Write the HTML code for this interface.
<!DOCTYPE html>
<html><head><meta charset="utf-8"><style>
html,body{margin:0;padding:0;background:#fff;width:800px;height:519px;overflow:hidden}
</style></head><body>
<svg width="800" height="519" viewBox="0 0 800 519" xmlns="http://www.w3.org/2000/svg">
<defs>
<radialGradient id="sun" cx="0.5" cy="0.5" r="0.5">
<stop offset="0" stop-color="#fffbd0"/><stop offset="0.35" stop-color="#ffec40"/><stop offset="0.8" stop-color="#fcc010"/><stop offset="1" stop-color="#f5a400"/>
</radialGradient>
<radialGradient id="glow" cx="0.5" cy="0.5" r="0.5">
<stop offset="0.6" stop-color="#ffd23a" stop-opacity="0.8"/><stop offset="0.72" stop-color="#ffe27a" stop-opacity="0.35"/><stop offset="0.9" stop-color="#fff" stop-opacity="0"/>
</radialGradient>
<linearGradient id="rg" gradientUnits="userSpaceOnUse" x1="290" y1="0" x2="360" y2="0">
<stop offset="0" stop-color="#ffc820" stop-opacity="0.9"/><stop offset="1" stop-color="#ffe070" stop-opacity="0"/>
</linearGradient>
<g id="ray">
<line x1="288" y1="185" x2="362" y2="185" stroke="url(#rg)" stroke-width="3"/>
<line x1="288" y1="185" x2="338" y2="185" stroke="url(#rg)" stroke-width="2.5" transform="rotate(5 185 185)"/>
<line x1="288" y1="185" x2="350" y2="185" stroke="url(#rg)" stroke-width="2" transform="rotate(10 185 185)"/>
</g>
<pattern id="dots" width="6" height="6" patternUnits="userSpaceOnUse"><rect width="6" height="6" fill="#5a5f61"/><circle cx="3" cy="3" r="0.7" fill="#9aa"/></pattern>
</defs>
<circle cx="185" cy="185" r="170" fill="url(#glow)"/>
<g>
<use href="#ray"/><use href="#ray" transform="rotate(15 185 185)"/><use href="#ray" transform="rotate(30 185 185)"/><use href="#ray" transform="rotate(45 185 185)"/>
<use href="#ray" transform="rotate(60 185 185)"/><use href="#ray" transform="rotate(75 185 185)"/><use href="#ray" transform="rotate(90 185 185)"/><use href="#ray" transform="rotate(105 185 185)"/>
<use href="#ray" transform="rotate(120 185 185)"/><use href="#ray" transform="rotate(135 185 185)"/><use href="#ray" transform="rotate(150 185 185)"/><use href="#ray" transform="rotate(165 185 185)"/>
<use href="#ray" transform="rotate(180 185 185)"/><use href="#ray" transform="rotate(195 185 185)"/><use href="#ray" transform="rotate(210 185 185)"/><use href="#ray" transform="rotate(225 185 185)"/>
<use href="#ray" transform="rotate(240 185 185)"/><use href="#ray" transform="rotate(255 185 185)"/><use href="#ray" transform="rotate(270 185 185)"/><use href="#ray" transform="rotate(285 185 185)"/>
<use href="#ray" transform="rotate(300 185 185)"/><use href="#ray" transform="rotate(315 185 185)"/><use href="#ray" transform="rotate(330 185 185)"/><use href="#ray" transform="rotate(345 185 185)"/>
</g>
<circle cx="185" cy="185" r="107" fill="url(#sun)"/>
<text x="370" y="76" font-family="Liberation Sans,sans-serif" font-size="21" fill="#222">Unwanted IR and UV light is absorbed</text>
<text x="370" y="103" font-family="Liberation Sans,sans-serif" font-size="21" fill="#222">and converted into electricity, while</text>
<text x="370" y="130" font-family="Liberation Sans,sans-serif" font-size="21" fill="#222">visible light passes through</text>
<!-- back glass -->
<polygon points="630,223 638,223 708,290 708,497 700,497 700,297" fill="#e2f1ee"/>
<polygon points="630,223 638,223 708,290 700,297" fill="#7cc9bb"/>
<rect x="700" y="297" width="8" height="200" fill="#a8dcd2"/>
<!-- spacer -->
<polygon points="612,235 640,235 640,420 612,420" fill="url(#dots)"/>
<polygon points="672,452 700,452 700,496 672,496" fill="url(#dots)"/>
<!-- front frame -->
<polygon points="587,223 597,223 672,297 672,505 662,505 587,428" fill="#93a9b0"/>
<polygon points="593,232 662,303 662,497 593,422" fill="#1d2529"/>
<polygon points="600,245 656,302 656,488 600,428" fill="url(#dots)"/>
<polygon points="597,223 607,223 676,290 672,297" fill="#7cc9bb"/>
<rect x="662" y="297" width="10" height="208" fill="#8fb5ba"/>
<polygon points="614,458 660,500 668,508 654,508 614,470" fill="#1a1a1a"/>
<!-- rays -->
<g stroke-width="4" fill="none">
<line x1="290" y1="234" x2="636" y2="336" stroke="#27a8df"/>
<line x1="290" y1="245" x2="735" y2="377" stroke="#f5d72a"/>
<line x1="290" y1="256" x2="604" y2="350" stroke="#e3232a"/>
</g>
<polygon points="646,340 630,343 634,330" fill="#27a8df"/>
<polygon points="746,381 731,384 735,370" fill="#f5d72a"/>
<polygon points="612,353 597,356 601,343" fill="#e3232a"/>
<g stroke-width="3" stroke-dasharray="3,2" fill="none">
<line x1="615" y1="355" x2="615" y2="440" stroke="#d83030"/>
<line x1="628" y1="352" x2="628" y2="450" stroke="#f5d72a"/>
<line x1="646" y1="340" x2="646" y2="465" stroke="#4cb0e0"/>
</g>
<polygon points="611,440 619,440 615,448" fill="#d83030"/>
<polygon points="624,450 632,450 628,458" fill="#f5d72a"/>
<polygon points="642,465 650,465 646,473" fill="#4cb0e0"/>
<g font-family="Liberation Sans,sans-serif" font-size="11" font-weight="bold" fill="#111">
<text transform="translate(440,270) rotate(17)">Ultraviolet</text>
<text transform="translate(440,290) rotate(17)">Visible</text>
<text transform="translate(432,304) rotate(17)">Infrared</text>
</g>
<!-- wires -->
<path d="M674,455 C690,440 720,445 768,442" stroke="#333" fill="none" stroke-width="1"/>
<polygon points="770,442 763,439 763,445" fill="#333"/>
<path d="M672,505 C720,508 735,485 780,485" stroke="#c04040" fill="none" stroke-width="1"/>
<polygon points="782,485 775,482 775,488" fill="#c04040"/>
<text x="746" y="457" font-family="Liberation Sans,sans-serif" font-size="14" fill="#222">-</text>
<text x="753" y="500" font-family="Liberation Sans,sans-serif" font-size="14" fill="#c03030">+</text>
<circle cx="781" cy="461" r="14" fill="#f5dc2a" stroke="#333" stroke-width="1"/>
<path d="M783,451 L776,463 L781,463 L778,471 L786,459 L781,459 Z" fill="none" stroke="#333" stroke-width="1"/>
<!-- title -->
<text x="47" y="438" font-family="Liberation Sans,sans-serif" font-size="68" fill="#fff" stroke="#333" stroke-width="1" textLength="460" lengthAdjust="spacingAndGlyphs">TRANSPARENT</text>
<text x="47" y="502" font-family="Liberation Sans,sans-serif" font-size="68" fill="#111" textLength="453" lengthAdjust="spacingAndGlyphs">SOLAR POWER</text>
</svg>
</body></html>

┄┄┄┄┄┄┄┄┄┄┄┄┄┄┄┄┄┄┄┄

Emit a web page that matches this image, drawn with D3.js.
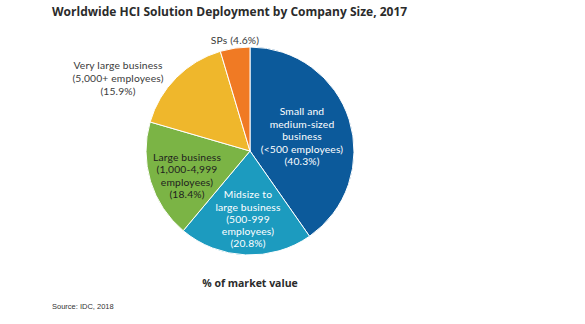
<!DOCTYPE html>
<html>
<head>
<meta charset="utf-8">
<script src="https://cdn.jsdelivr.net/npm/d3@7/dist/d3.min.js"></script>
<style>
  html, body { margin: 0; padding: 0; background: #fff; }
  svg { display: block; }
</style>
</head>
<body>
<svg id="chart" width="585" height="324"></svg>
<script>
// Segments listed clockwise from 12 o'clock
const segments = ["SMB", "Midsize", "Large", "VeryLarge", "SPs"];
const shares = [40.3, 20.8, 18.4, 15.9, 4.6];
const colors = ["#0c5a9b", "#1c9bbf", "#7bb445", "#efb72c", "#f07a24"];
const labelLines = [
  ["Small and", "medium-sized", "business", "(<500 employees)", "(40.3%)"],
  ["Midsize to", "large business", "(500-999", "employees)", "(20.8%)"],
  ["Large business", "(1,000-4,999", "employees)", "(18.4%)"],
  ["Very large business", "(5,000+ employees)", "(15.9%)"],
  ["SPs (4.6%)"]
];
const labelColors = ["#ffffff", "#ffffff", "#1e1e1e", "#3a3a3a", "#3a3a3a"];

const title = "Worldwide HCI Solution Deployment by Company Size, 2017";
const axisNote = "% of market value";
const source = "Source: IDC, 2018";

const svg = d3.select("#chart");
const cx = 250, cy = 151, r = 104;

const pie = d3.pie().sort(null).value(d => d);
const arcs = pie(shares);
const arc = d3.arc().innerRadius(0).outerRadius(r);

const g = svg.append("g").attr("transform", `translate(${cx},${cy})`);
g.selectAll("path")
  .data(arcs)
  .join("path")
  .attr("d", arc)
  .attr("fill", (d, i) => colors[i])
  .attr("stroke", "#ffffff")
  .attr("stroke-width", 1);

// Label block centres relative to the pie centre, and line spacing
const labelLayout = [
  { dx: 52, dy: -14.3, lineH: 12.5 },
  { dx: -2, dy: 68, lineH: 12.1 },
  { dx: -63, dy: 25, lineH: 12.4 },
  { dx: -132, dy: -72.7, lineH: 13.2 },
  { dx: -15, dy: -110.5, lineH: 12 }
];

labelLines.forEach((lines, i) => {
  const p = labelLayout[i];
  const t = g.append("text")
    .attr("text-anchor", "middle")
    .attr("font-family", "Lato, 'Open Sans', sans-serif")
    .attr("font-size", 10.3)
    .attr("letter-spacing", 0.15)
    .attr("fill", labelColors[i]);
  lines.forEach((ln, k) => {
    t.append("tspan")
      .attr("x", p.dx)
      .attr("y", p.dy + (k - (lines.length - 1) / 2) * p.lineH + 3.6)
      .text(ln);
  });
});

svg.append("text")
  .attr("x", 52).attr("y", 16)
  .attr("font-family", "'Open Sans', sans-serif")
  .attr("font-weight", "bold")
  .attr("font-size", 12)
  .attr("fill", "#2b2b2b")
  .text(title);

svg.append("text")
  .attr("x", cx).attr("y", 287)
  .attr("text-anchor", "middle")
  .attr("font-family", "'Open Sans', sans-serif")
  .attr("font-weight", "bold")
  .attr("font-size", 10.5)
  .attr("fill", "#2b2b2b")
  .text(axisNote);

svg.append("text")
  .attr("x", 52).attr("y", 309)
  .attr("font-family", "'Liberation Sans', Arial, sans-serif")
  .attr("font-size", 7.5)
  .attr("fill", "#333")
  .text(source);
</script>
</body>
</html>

┄┄┄┄┄┄┄┄┄┄┄┄┄┄┄┄┄┄┄┄

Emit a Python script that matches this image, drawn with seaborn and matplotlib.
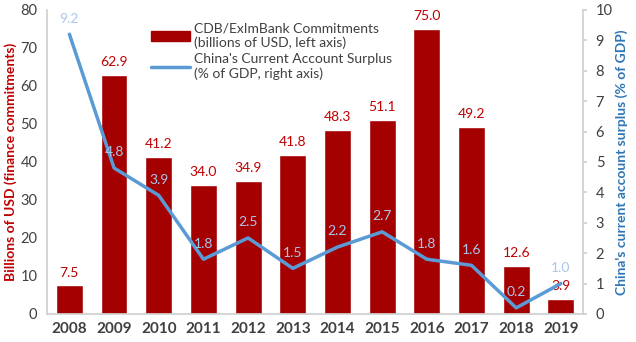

┄┄┄┄┄┄┄┄┄┄┄┄┄┄┄┄┄┄┄┄

Check each line of the records for the word "script", and show the lines that contain it.

Written response:
<script src="https://cdn.jsdelivr.net/npm/d3@7/dist/d3.min.js"></script>
<script>
</script>
Emit a Python script that matches this image, drawn with seaborn and matplotlib.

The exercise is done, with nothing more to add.